Ingredients for 1 servings:
- 500 g cocktail tomatoes or vine tomatoes
- 2 shallots
- 3 garlic cloves
- 1 handful of olives (herb olives)
- 1 handful of olives with pepper filling
- 3 slice(s) bacon or streaky bacon
- olive oil
- Pepper, freshly ground
- Sea salt, ground
- Wild garlic (wild garlic leaves), dried
- Chili powder or chili flakes
- Paprika powder
- Sugar
- a few stalks of parsley
Instructions
Working time approx. 20 minutes; Cooking/baking time approx. 30 minutes; Total time approx. 50 minutes
Mediterranean
Fry the bacon in olive oil, then add the roughly chopped shallots and garlic and sauté until the shallots are translucent.

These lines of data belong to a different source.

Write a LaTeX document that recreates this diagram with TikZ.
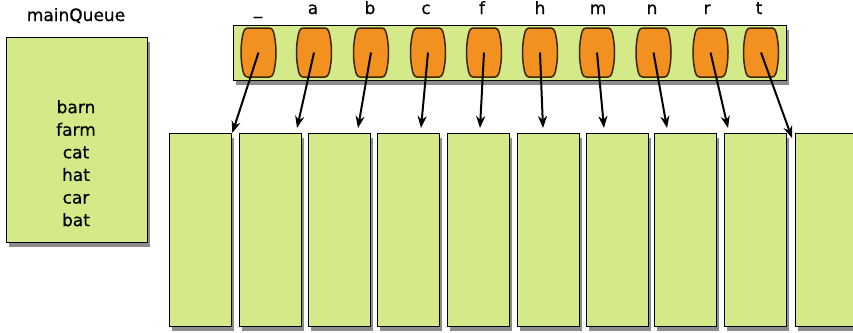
\documentclass[tikz,border=0pt]{standalone}
\usepackage{fontspec}
\setmainfont{DejaVu Sans}[FakeBold=0.6]
\usetikzlibrary{arrows.meta,shadows}
\definecolor{boxgreen}{RGB}{212,233,135}
\definecolor{caporange}{RGB}{242,144,32}
\definecolor{capedge}{RGB}{60,38,10}
\begin{document}
\begin{tikzpicture}[x=1pt,y=-1pt,
  greenbox/.style={draw=black, line width=1.3pt, fill=boxgreen, inner sep=0pt,
    drop shadow={shadow xshift=2.5pt, shadow yshift=-4pt, opacity=0.45, fill=black}},
  bucket/.style={greenbox, minimum width=62pt, minimum height=193pt, anchor=north west},
  capnode/.style={inner sep=0pt, minimum width=35pt, minimum height=49pt},
  capsule/.style={draw=capedge, line width=1.5pt, fill=caporange},
  lbl/.style={font=\fontsize{17}{20}\selectfont, anchor=base, inner sep=0pt},
  conn/.style={line width=2pt, -{Stealth[length=12pt,width=9pt]}}]
\useasboundingbox (0,0) rectangle (853,332);

% main queue
\node[lbl] (title) at (76,21) {mainQueue};
\node[greenbox, minimum width=141pt, minimum height=205pt, anchor=north west] (main) at (6,37) {};
\node[font=\fontsize{17}{22.6}\selectfont, align=center, inner sep=0pt, anchor=north] (words) at (76,100) {barn\\farm\\cat\\hat\\car\\bat};

% top bar
\node[greenbox, minimum width=553pt, minimum height=55pt, anchor=north west] (bar) at (233,25) {};

\foreach \i/\x/\lx/\l in {1/258.5/258/\_, 2/314/313/a, 3/371/370/b, 4/428/426/c, 5/484/482/f,
    6/540/540/h, 7/597/598/m, 8/653.5/652/n, 9/710.5/707/r, 10/761/759/t} {
  \node[capnode] (k\i) at (\x,52.5) {};
  \draw[capsule, shift={(\x,52.5)}] (-11,-24.5) -- (11,-24.5)
    .. controls (14.5,-24.5) and (15.5,-19) .. (16,-16)
    .. controls (18,-6) and (18,6) .. (16,16)
    .. controls (15.5,19) and (14.5,24.5) .. (11,24.5) -- (-11,24.5)
    .. controls (-14.5,24.5) and (-15.5,19) .. (-16,16)
    .. controls (-18,6) and (-18,-6) .. (-16,-16)
    .. controls (-15.5,-19) and (-14.5,-24.5) .. (-11,-24.5) -- cycle;
  \node[lbl] (l\i) at (\lx,14) {\l};
}

% buckets
\foreach \i/\x in {1/169, 2/239, 3/308, 4/377, 5/447, 6/517, 7/586, 8/654, 9/724, 10/795} {
  \node[bucket] (b\i) at (\x,133) {};
}

% arrow ends
\coordinate (e1) at (b1.north east);
\coordinate (e2) at (297,128);
\coordinate (e3) at (358,128);
\coordinate (e4) at (421,128);
\coordinate (e5) at (480,128);
\coordinate (e6) at (543,128);
\coordinate (e7) at (604,128);
\coordinate (e8) at (667,128);
\coordinate (e9) at (728,128);
\coordinate (e10) at (792,138);

\foreach \i in {1,...,10} {
  \draw[conn] (k\i.center) -- (e\i);
}
\end{tikzpicture}
\end{document}
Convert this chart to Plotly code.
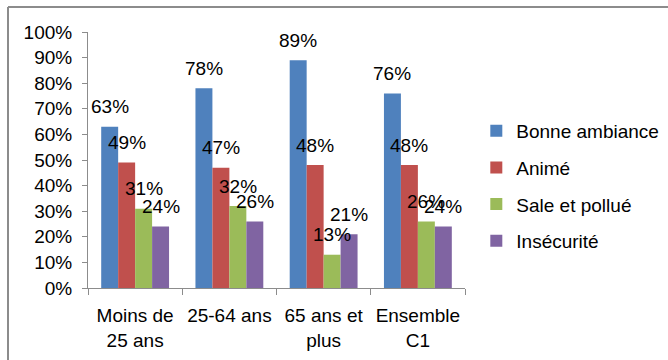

Remove the stems and add the chopped tomatoes. Slice the olives and add them to the pan. Season to taste with salt, pepper, wild garlic leaves, paprika, chili flakes, and sugar. Cover the pan with a glass lid and simmer on low heat for 25 minutes. Just before the end, add the finely chopped parsley and let it stand for another 5 minutes. Serve with fresh baguette. I’m eating this by myself, so I’ve written the recipe for one person. You should fill the pan sufficiently if there are two or three of you, as the tomatoes shrink quite a bit in volume.